Shafarevich: "it is the destiny of mathematics to expand in all
  directions."

This trend, coupled with the lack of standardized terminology, can make it difficult to compare results or in same cases even definitions.
It seems clear that in general a modifier term doesn't categorically reveal whether the modified concept is a specialization or generalization of the underlying concept (eg, subset versus superset, or subcategory versus supercategory). In some cases the modified concept might not bear a sub/super relation to the underlying, for exmaple, co- and op- in category theory and universal algebra (what's the relationship of universal co-algebra to algebra or co-induction to induction?).
So it appears we must be content with enumerating cases to discern the relation and then compare to see if a big picture emerges. Basic examples:


*

*Semigroups are generalizations of groups but inverse semigroups are specializations of semigroups. (Quasicrystals are crystals - this got the Nobel - but their symmetries don't satisfy the crystal restriction theorem, eg, translation invariance, so are not groups, but might be modeled by inverse semigroups [ML]).

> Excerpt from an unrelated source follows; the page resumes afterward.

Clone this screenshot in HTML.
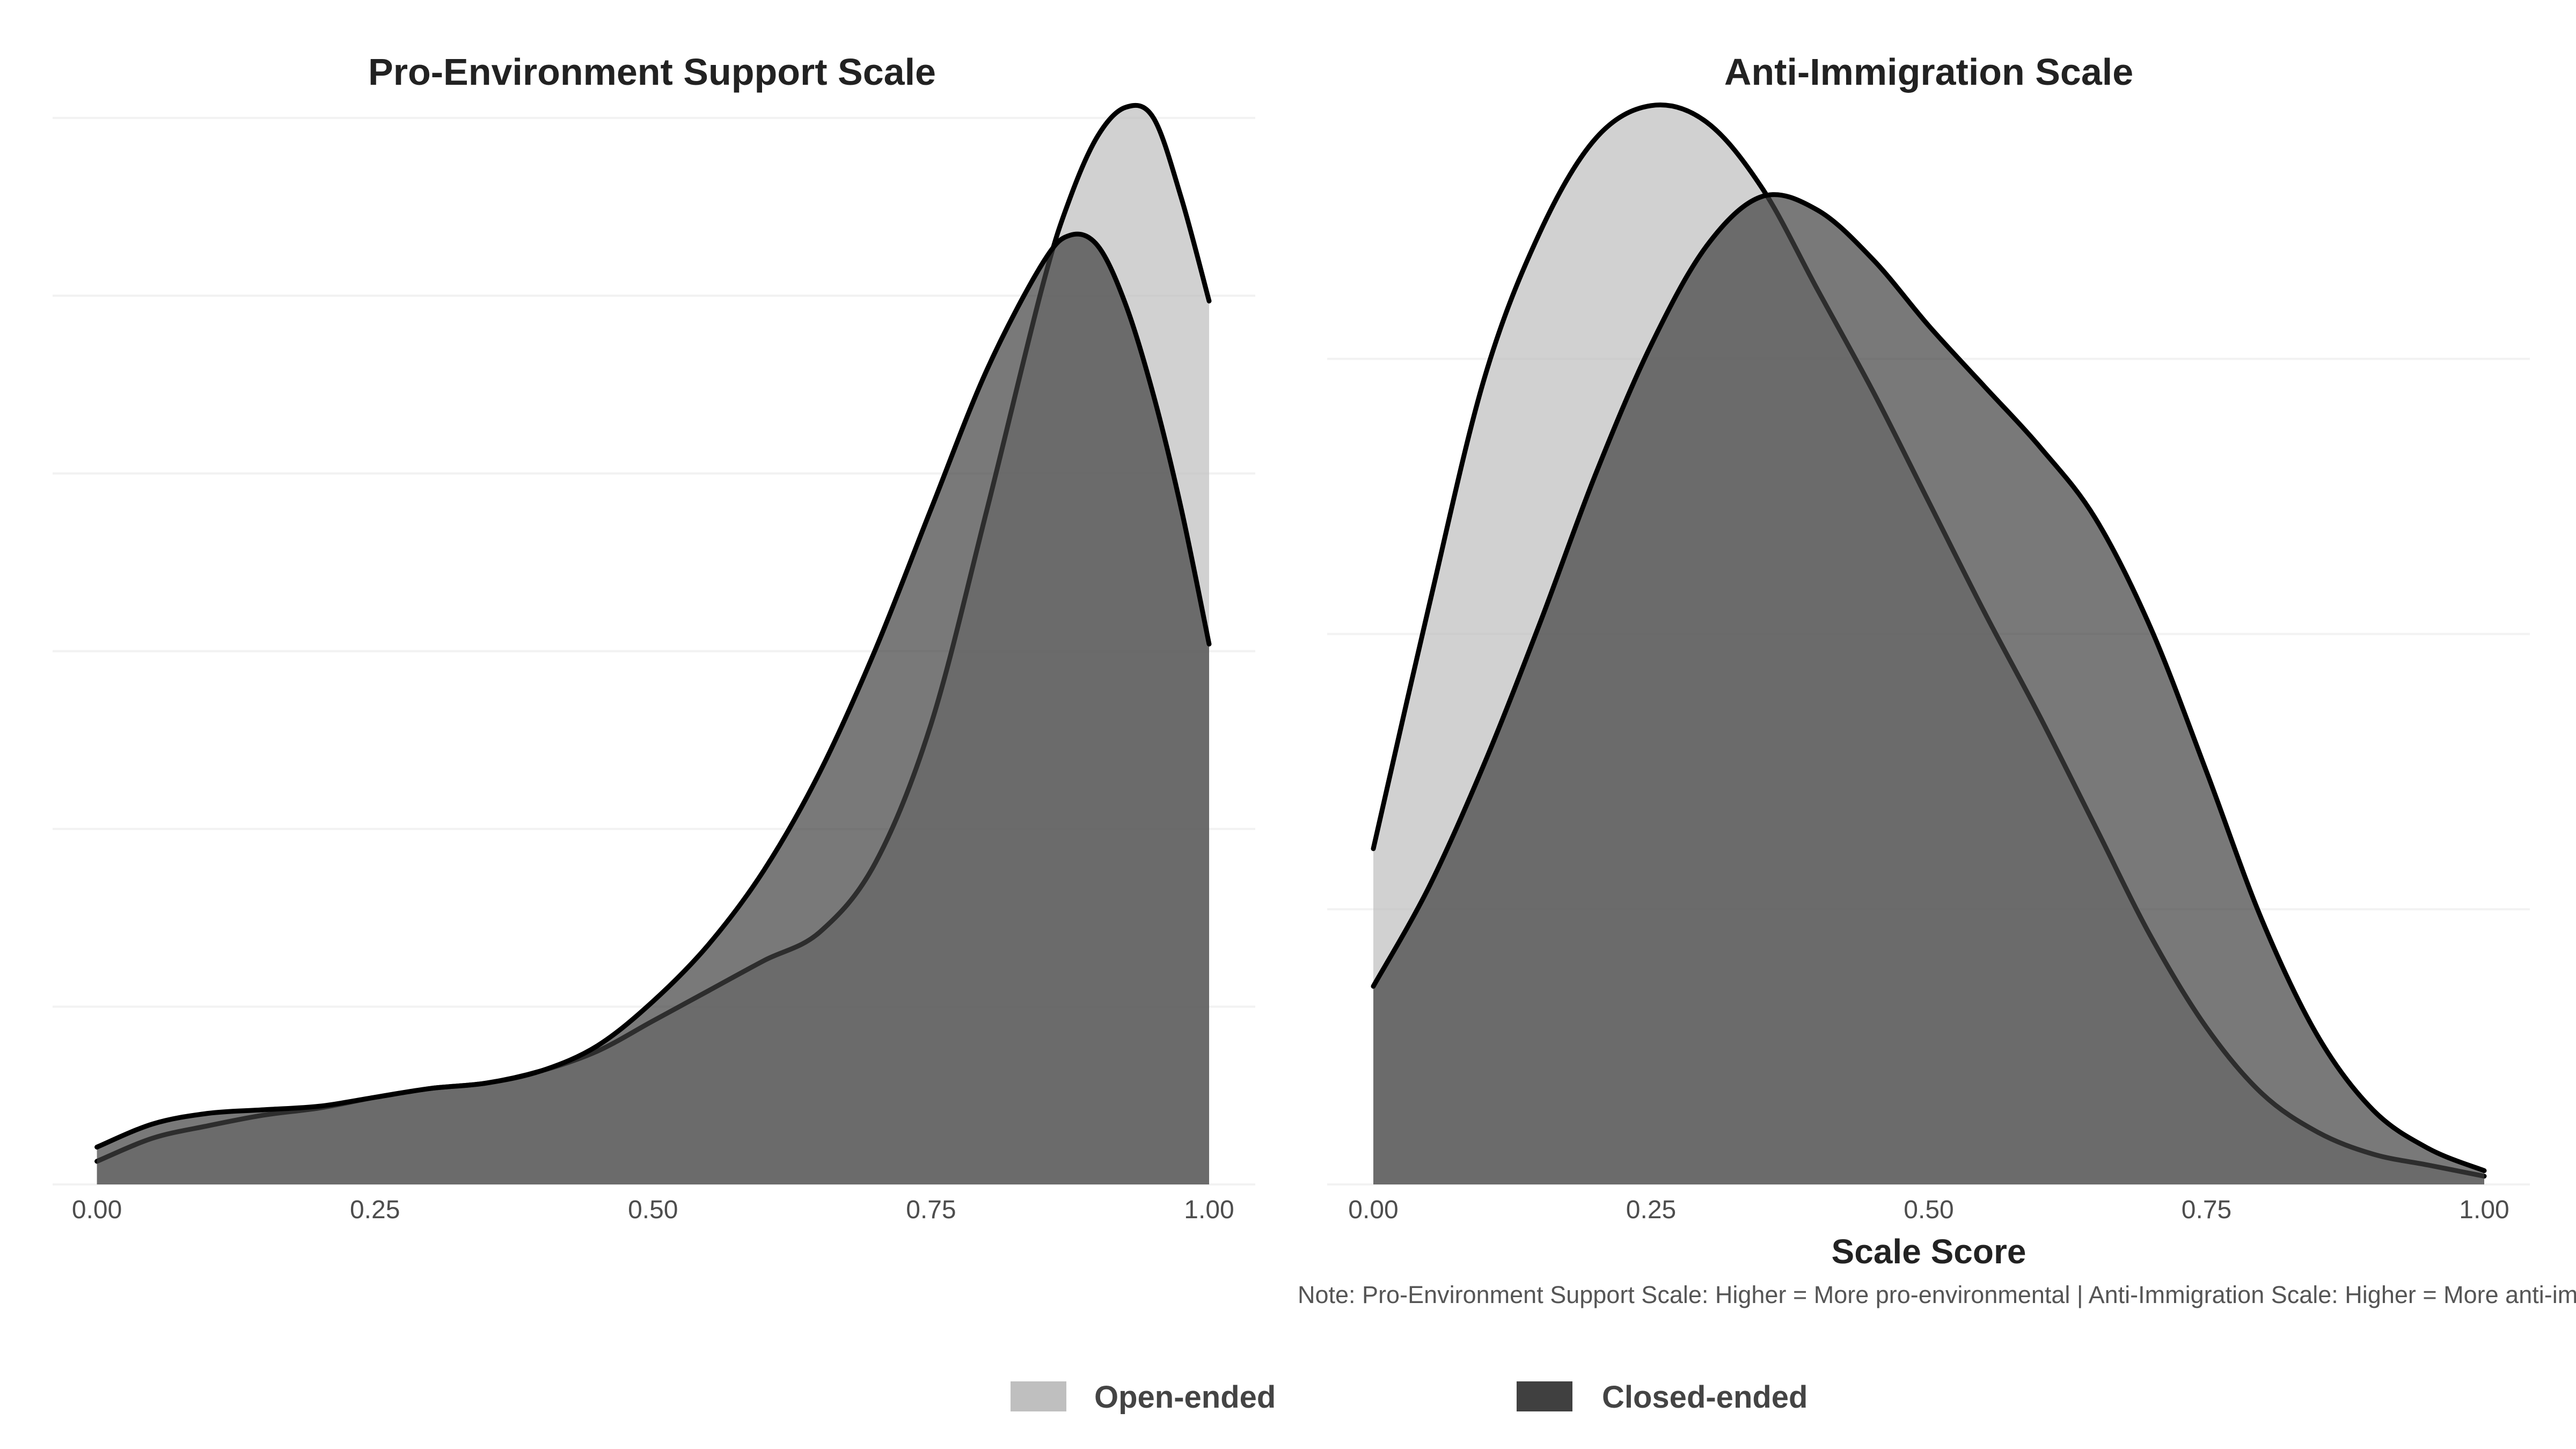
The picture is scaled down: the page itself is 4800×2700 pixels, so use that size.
<!DOCTYPE html>
<html><head><meta charset="utf-8"><style>
html,body{margin:0;padding:0;background:#fff;}
svg{display:block;font-family:"Liberation Sans",sans-serif;}
</style></head><body>
<svg id="chart" width="4800" height="2700" viewBox="0 0 4800 2700" xmlns="http://www.w3.org/2000/svg">
<rect width="4800" height="2700" fill="#fff"/>
<g id="left"></g>
<g id="right"></g>
<text x="1215" y="158" text-anchor="middle" font-size="70" font-weight="bold" fill="#222">Pro-Environment Support Scale</text>
<text x="3594" y="158" text-anchor="middle" font-size="70" font-weight="bold" fill="#222">Anti-Immigration Scale</text>
<text x="3594" y="2354" text-anchor="middle" font-size="64" font-weight="bold" fill="#222">Scale Score</text>
<text x="2418" y="2428" font-size="45" fill="#555">Note: Pro-Environment Support Scale: Higher = More pro-environmental | Anti-Immigration Scale: Higher = More anti-immigration</text>
<g>
<rect x="1883" y="2574" width="104" height="56" fill="#bfbfbf"/>
<text x="2039" y="2623" font-size="58" font-weight="bold" fill="#444">Open-ended</text>
<rect x="2826" y="2574" width="104" height="56" fill="#404040"/>
<text x="2985" y="2623" font-size="58" font-weight="bold" fill="#444">Closed-ended</text>
</g>
</svg>
<script>
const envX = [0,.05,.1,.15,.2,.25,.3,.35,.4,.45,.5,.55,.6,.65,.7,.75,.8,.85,.875,.9,.925,.95,.975,1];
const envOpen = [.13,.26,.33,.39,.43,.49,.54,.57,.64,.75,.92,1.09,1.26,1.42,1.81,2.59,3.79,5.05,5.55,5.90,6.06,6.00,5.55,4.97];
const envClosed = [.21,.34,.40,.42,.44,.49,.54,.57,.64,.78,1.03,1.35,1.77,2.32,3.01,3.80,4.58,5.18,5.34,5.28,4.95,4.44,3.80,3.04];
const immX = [0,.05,.1,.15,.2,.25,.3,.35,.4,.45,.5,.55,.6,.65,.7,.75,.8,.85,.9,.95,1];
const immOpen = [1.22,2.10,2.93,3.46,3.80,3.92,3.86,3.62,3.25,2.88,2.48,2.08,1.70,1.30,0.90,0.57,0.33,0.19,0.11,0.07,0.03];
const immClosed = [0.72,1.08,1.53,2.04,2.58,3.05,3.41,3.59,3.54,3.36,3.12,2.90,2.68,2.42,2.02,1.50,0.96,0.54,0.27,0.13,0.05];
const tickLabels = ["0.00","0.25","0.50","0.75","1.00"];
const tickVals = [0,.25,.5,.75,1];
const NS="http://www.w3.org/2000/svg";
function mk(tag,attrs,parent){const e=document.createElementNS(NS,tag);for(const k in attrs)e.setAttribute(k,attrs[k]);parent.appendChild(e);return e;}
function smooth(pts){let d="M"+pts[0][0]+","+pts[0][1];for(let i=0;i<pts.length-1;i++){const p0=pts[Math.max(0,i-1)],p1=pts[i],p2=pts[i+1],p3=pts[Math.min(pts.length-1,i+2)];const c1=[p1[0]+(p2[0]-p0[0])/6,p1[1]+(p2[1]-p0[1])/6];const c2=[p2[0]-(p3[0]-p1[0])/6,p2[1]-(p3[1]-p1[1])/6];d+=" C"+c1+" "+c2+" "+p2;}return d;}
function panel(g,x0,x1,base,gstep,ngrid,gx0,gx1,xs,open,closed,pfx){
  const sx=v=>x0+(x1-x0)*v, sy=v=>base-gstep*v;
  for(let i=0;i<ngrid;i++){const l=mk('line',{x1:gx0,x2:gx1,y1:sy(i),y2:sy(i),stroke:'#f2f2f2','stroke-width':4},g);
    
    }
  [[open,'rgba(190,190,190,0.7)','open-ended'],[closed,'rgba(64,64,64,0.7)','closed-ended']].forEach(([ser,fill,nm])=>{
    const pts=xs.map((x,i)=>[sx(x),sy(ser[i])]);
    const line=smooth(pts);
    const a=mk('path',{d:line+" L"+sx(1)+","+base+" L"+sx(0)+","+base+" Z",fill:fill},g);
    
    
    const l=mk('path',{d:line,fill:'none',stroke:'#000','stroke-width':9,'stroke-linecap':'round'},g);
    
    
  });
  tickVals.forEach((v,i)=>{const t=mk('text',{x:sx(v),y:base+63,'text-anchor':'middle','font-size':48,fill:'#4d4d4d'},g);t.textContent=tickLabels[i];
    
    });
}
panel(document.getElementById('left'),180.6,2253,2207,331.2,7,98,2339,envX,envOpen,envClosed,'env');
panel(document.getElementById('right'),2559,4629,2207,512.8,4,2473,4714,immX,immOpen,immClosed,'imm');
</script>
</body></html>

*Quasimetrics are generalizations of metrics, but ultrametrics are specializations of the latter[VS] . 

*Noncommutative geometry, Connes stresses, includes commutative geometry so it is a generalization.
In the absence of an online OEIS-like database, would it be possible to crowd-source many more examples of mathematical concepts or categories noting sub/super (or other) relation to the underlying? 
 A: *

*A partial function is more general than a function. Equivalently, a function is more specialized than a partial function (and called total function if one wants to emphasize this).

*The semidirect product of groups is a generalization of the direct product.

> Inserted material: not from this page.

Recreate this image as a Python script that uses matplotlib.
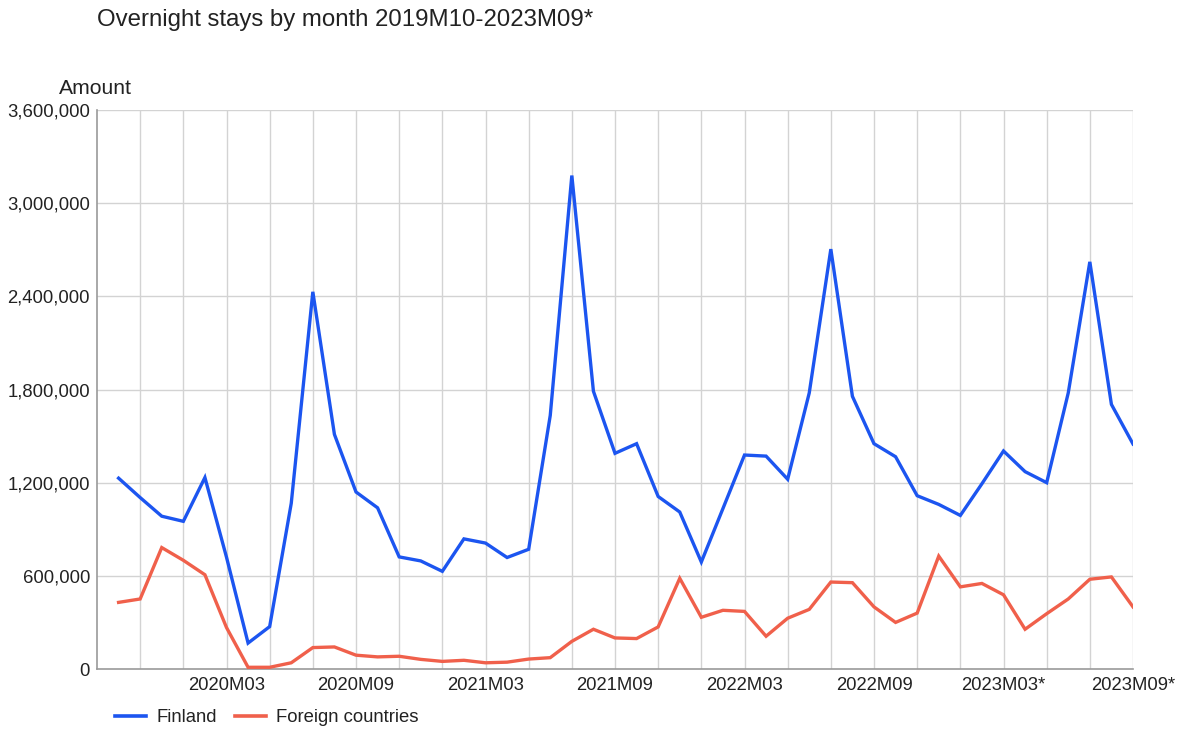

*A preorder is a generalization of a (partial or linear) order.

*A strictly increasing function is a special case of a (weakly) increasing function.

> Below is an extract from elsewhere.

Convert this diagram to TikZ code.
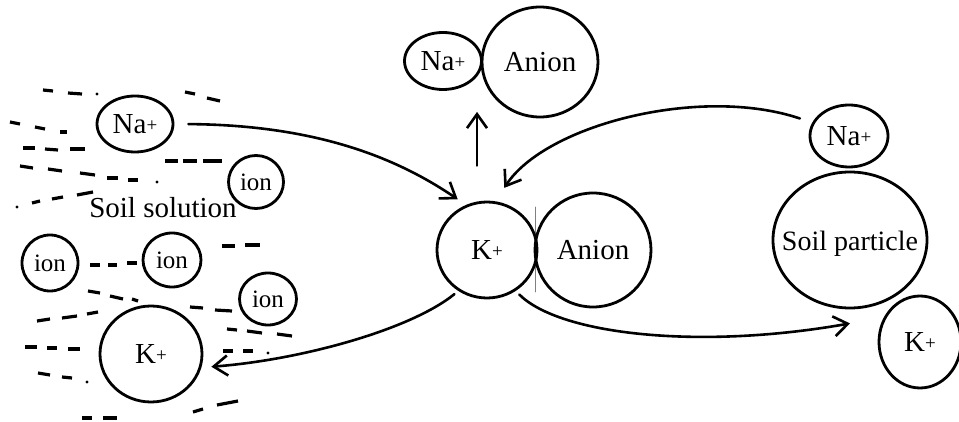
\documentclass[tikz,border=0pt]{standalone}
\usepackage{fontspec}
\setmainfont{Liberation Serif}
\usetikzlibrary{arrows.meta,shapes.geometric}

\newcommand{\pplus}{\raisebox{1.5pt}{\fontsize{19}{19}\selectfont+}}

\tikzset{
	particle/.style={draw, ellipse, line width=2.8pt, inner sep=0pt,
		font=\fontsize{29}{31}\selectfont},
	smallion/.style={particle, font=\fontsize{25}{27}\selectfont},
	arr/.style={line width=2.6pt,
		-{Straight Barb[length=14pt,width=20pt]}},
	dashmark/.style={line width=3.2pt, line cap=butt},
}

\begin{document}
\begin{tikzpicture}[
		x=1pt, y=-1pt,
		line cap=round,
		line join=round
		]
		\useasboundingbox (0,0) rectangle (959,422);
		
		% =========================
		% Soil solution (left)
		% =========================
		\foreach \xa/\ya/\xb/\yb in {
			43/90/53/91, 68/93/82/94, 185/92/195/94, 207/98/220/101,
			10/122/20/124, 35/127/45/129, 60/132/67/132,
			23/148/35/148, 45/149/58/150, 70/149/85/149,
			165/161/178/161, 183/161/197/161, 203/161/222/161,
			20/166/33/168, 48/169/62/171, 80/173/95/175,
			107/178/118/178, 128/180/138/180,
			32/203/40/201, 52/199/63/197, 77/195/93/192,
			90/265/100/265, 108/265/117/265, 127/263/137/263,
			222/246/235/246, 245/245/260/245,
			88/291/100/293, 110/296/123/299, 132/299/138/301,
			37/321/50/319, 62/318/77/316, 87/314/98/312,
			190/307/203/308, 215/310/232/311,
			25/347/37/347, 47/348/57/348, 68/349/80/349,
			227/329/237/330, 247/331/262/333, 277/334/292/336,
			38/373/50/375, 62/377/72/378,
			223/351/233/351, 243/351/253/351,
			193/412/203/409, 217/405/238/401,
			82/418/92/418, 103/418/117/418
		}
		{
			\draw[dashmark] (\xa,\ya) -- (\xb,\yb);
		}
		
		\foreach \x/\y in {97/94, 157/182, 17/207, 87/382, 268/353}
		{
			\fill (\x,\y) circle (1.7pt);
		}
		
		\node[particle, minimum width=76pt, minimum height=56pt] (nal) at (135,124) {Na\pplus};
		\node[smallion, minimum width=55pt, minimum height=53pt] (iona) at (256,182) {ion};
		\node[smallion, minimum width=56pt, minimum height=56pt] (ionb) at (50,263) {ion};
		\node[smallion, minimum width=58pt, minimum height=54pt] (ionc) at (172,260) {ion};
		\node[smallion, minimum width=57pt, minimum height=52pt] (iond) at (268,299) {ion};
		\node[particle, minimum width=102pt, minimum height=96pt] (kl) at (151,354) {K\pplus};
		\node[font=\fontsize{29}{31}\selectfont, anchor=base, inner sep=0pt] (sol) at (163,218) {Soil solution};
		
		% =========================
		% K+ with anion (middle)
		% =========================
		\draw[gray, line width=0.6pt] (535,207) -- (535,292);
		\node[particle, minimum width=100pt, minimum height=96pt] (kc) at (487,250) {K\pplus};
		\node[particle, minimum width=116pt, minimum height=114pt] (anc) at (593,250) {Anion};
		
		\node[particle, minimum width=77pt, minimum height=57pt] (nat) at (443,61) {Na\pplus};
		\node[particle, minimum width=116pt, minimum height=110pt] (ant) at (540,62) {Anion};
		
		% =========================
		% Soil particle (right)
		% =========================
		\node[particle, minimum width=78pt, minimum height=62pt] (nar) at (849,136) {Na\pplus};
		\node[particle, minimum width=154pt, minimum height=136pt,
		label={[font=\fontsize{28}{30}\selectfont, yshift=-4pt]center:Soil particle}] (sp) at (850,240) {};
		\node[particle, minimum width=82pt, minimum height=92pt] (kr) at (920,342) {K\pplus};
		\coordinate (dock) at ([yshift=-14pt]sp.south);
		
		% =========================
		% Exchange arrows
		% =========================
		\draw[arr, shorten <=14pt, shorten >=10pt]
		(nal.east) .. controls (320,125) and (400,160) .. (kc.115);
		
		\draw[arr, shorten <=13pt, shorten >=16pt]
		(nar.160) .. controls (700,85) and (545,125) .. (kc.80);
		
		\draw[arr, shorten <=35pt, shorten >=21pt]
		([xshift=-10pt]kc.north) -- ([xshift=-10pt]kc.north |- nat.south);
		
		\draw[arr, shorten <=5pt, shorten >=10pt]
		(kc.235) .. controls (410,330) and (300,360) .. (kl.-15);
		
		\draw[arr, shorten <=5pt]
		(kc.-55) .. controls (560,335) and (700,350) .. (dock);
		
	\end{tikzpicture}
\end{document}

*A (join- or meet-)semilattice is more general than a lattice.

*Weak convergence in a Hilbert space is more general than (strong) convergence.

*Non-deterministic automata are more general than deterministic automata.

*The weak derivative is a generalization of the (strong) derivative.

*An ultrafilter is a special case of a filter.

*Uniform convergence is a special case of pointwise convergence.


The attributes "semi-", "pre-", "weak" tend to generalize concepts whereas "ultra-" or "strong" add further contraints. The prefix "non-", however, sometimes means "not" (as in non-archimedean) and sometimes "not necessarily" (as in non-deterministic or non-commutative). Furthermore, it seems that whenever a concept is weakened, using attributes like "pre-", "semi-" or "weak", the original concept may be called "strict" or "strong" or the like if one wants to emphasize explicitly that something falls under the more specialized original concept (e.g. "strong derivative", "total function", "strong convergence"). Similarly, if one wants to express that something does not fall under the specialization of a concept (like "strictly increasing", "absolutely convergent") this may also be described by additional attributes (e.g. "weakly increasing", "conditional convergence").